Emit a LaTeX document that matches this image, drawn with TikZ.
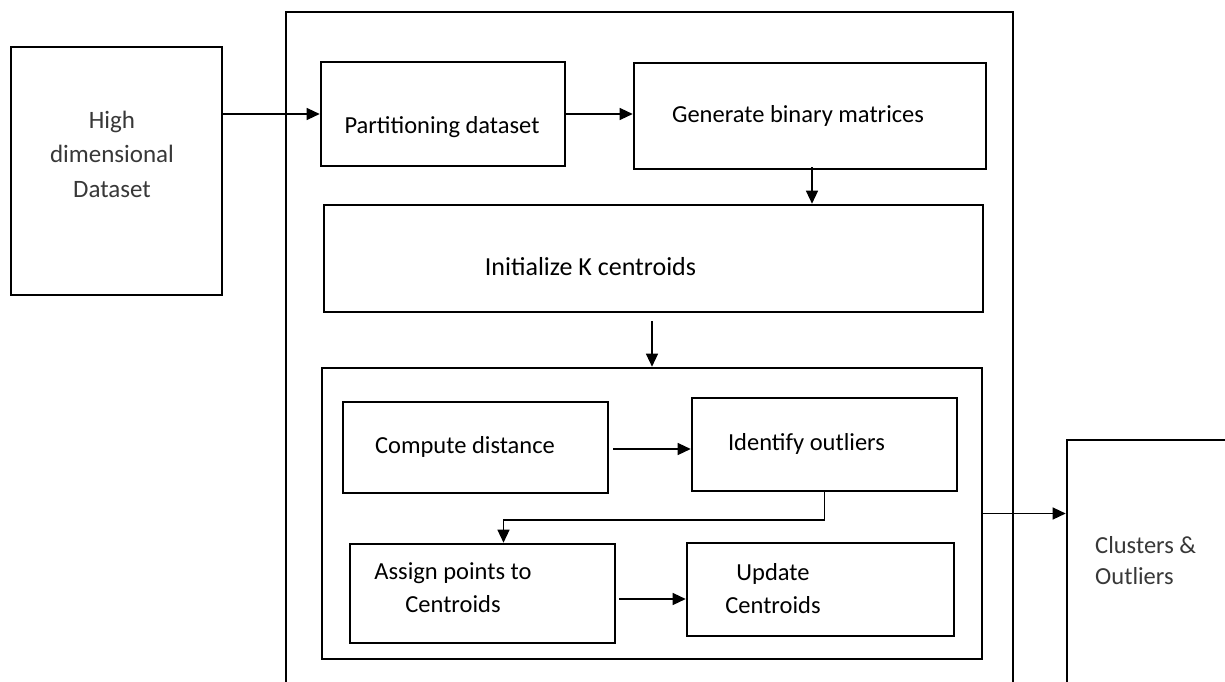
\documentclass[tikz,border=0pt]{standalone}
\usepackage{fontspec}
\setmainfont{Carlito}
\usetikzlibrary{arrows.meta}
\begin{document}
\begin{tikzpicture}[x=1pt,y=-1pt,
  box/.style={draw, line width=2.6pt, rectangle, inner sep=0pt},
  arr/.style={line width=1.3pt, -{Triangle[length=13pt,width=12pt]}},
  lbl/.style={inner sep=0pt, anchor=base, align=center, font=\fontsize{24.5}{32.5}\selectfont},
]
% canvas
\useasboundingbox (0,0) rectangle (1225,682);
\clip (0,0) rectangle (1225,682);
\fill[white] (0,0) rectangle (1225,682);

% input and output blocks
\node[box, minimum width=211pt, minimum height=248pt] (data) at (116.5,171) {};
\node[box, minimum width=193pt, minimum height=280pt] (out) at (1163.5,580) {};

% frame of the whole method
\node[box, minimum width=727pt, minimum height=700pt] (frame) at (649.5,362) {};

% preprocessing steps
\node[box, minimum width=244pt, minimum height=104pt] (part) at (443,114) {};
\node[box, minimum width=352pt, minimum height=106pt] (gen) at (810,116) {};
\node[box, minimum width=659pt, minimum height=107pt] (init) at (653.5,258.5) {};

% iteration loop
\node[box, minimum width=660pt, minimum height=291pt] (loop) at (652,513.5) {};
\node[box, minimum width=265pt, minimum height=91pt] (comp) at (475.5,447.5) {};
\node[box, minimum width=265pt, minimum height=93pt] (ident) at (824.5,444.5) {};
\node[box, minimum width=265pt, minimum height=99pt] (assign) at (482.5,593.5) {};
\node[box, minimum width=267pt, minimum height=93pt] (update) at (820.5,589.5) {};

% labels (multi-line labels sit on the baseline of their last line)
\node[lbl, text=black!78, font=\fontsize{25}{34.5}\selectfont] (tdata) at (112,197) {High\\dimensional\\Dataset};
\node[lbl] (tpart) at (442,133) {Partitioning dataset};
\node[lbl] (tgen) at (798,123) {Generate binary matrices};
\node[lbl, font=\fontsize{26}{32.5}\selectfont] (tinit) at (590.5,275) {Initialize K centroids};
\node[lbl] (tcomp) at (465,453) {Compute distance};
\node[lbl] (tident) at (806.5,450) {Identify outliers};
\node[lbl] (tassign) at (453,612) {Assign points to\\Centroids};
\node[lbl] (tupdate) at (773,613) {Update\\Centroids};
\node[lbl, align=left, anchor=base west, text=black!78, font=\fontsize{24.5}{31}\selectfont] (tout) at (1095,584) {Clusters \&\\Outliers};

% connectors
\draw[arr] (data.east |- part.west) -- (part.west);
\draw[arr] (part.east) -- (part.east -| gen.west);
\coordinate (g1) at ([xshift=2pt,yshift=3pt]gen.south);
\draw[arr] (g1) -- (g1 |- init.north);
\coordinate (i1) at ([yshift=-8pt]init.south -| loop.north);
\draw[arr] (i1) -- (loop.north);
\coordinate (c1) at ([xshift=4pt,yshift=-1.5pt]comp.east);
\draw[arr] (c1) -- (c1 -| ident.west);
\coordinate (bend) at (503.5,520);
\draw[arr] (ident.south) |- (bend) -- (bend |- assign.north);
\coordinate (a1) at ([xshift=3pt,yshift=-5.5pt]assign.east);
\draw[arr] (a1) -- (a1 -| update.west);
\draw[arr] (loop.east) -- (loop.east -| out.west);
\end{tikzpicture}
\end{document}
**********
» **TO DO**:
Reproduce the listing above exactly, excluding all pictures.

» **COMPLETED EXERCISE**:
Emit a LaTeX document that matches this image, drawn with TikZ.
\documentclass[tikz,border=0pt]{standalone}
\usepackage{fontspec}
\setmainfont{Carlito}
\usetikzlibrary{arrows.meta}
\begin{document}
\begin{tikzpicture}[x=1pt,y=-1pt,
  box/.style={draw, line width=2.6pt, rectangle, inner sep=0pt},
  arr/.style={line width=1.3pt, -{Triangle[length=13pt,width=12pt]}},
  lbl/.style={inner sep=0pt, anchor=base, align=center, font=\fontsize{24.5}{32.5}\selectfont},
]
% canvas
\useasboundingbox (0,0) rectangle (1225,682);
\clip (0,0) rectangle (1225,682);
\fill[white] (0,0) rectangle (1225,682);

% input and output blocks
\node[box, minimum width=211pt, minimum height=248pt] (data) at (116.5,171) {};
\node[box, minimum width=193pt, minimum height=280pt] (out) at (1163.5,580) {};

% frame of the whole method
\node[box, minimum width=727pt, minimum height=700pt] (frame) at (649.5,362) {};

% preprocessing steps
\node[box, minimum width=244pt, minimum height=104pt] (part) at (443,114) {};
\node[box, minimum width=352pt, minimum height=106pt] (gen) at (810,116) {};
\node[box, minimum width=659pt, minimum height=107pt] (init) at (653.5,258.5) {};

% iteration loop
\node[box, minimum width=660pt, minimum height=291pt] (loop) at (652,513.5) {};
\node[box, minimum width=265pt, minimum height=91pt] (comp) at (475.5,447.5) {};
\node[box, minimum width=265pt, minimum height=93pt] (ident) at (824.5,444.5) {};
\node[box, minimum width=265pt, minimum height=99pt] (assign) at (482.5,593.5) {};
\node[box, minimum width=267pt, minimum height=93pt] (update) at (820.5,589.5) {};

% labels (multi-line labels sit on the baseline of their last line)
\node[lbl, text=black!78, font=\fontsize{25}{34.5}\selectfont] (tdata) at (112,197) {High\\dimensional\\Dataset};
\node[lbl] (tpart) at (442,133) {Partitioning dataset};
\node[lbl] (tgen) at (798,123) {Generate binary matrices};
\node[lbl, font=\fontsize{26}{32.5}\selectfont] (tinit) at (590.5,275) {Initialize K centroids};
\node[lbl] (tcomp) at (465,453) {Compute distance};
\node[lbl] (tident) at (806.5,450) {Identify outliers};
\node[lbl] (tassign) at (453,612) {Assign points to\\Centroids};
\node[lbl] (tupdate) at (773,613) {Update\\Centroids};
\node[lbl, align=left, anchor=base west, text=black!78, font=\fontsize{24.5}{31}\selectfont] (tout) at (1095,584) {Clusters \&\\Outliers};

% connectors
\draw[arr] (data.east |- part.west) -- (part.west);
\draw[arr] (part.east) -- (part.east -| gen.west);
\coordinate (g1) at ([xshift=2pt,yshift=3pt]gen.south);
\draw[arr] (g1) -- (g1 |- init.north);
\coordinate (i1) at ([yshift=-8pt]init.south -| loop.north);
\draw[arr] (i1) -- (loop.north);
\coordinate (c1) at ([xshift=4pt,yshift=-1.5pt]comp.east);
\draw[arr] (c1) -- (c1 -| ident.west);
\coordinate (bend) at (503.5,520);
\draw[arr] (ident.south) |- (bend) -- (bend |- assign.north);
\coordinate (a1) at ([xshift=3pt,yshift=-5.5pt]assign.east);
\draw[arr] (a1) -- (a1 -| update.west);
\draw[arr] (loop.east) -- (loop.east -| out.west);
\end{tikzpicture}
\end{document}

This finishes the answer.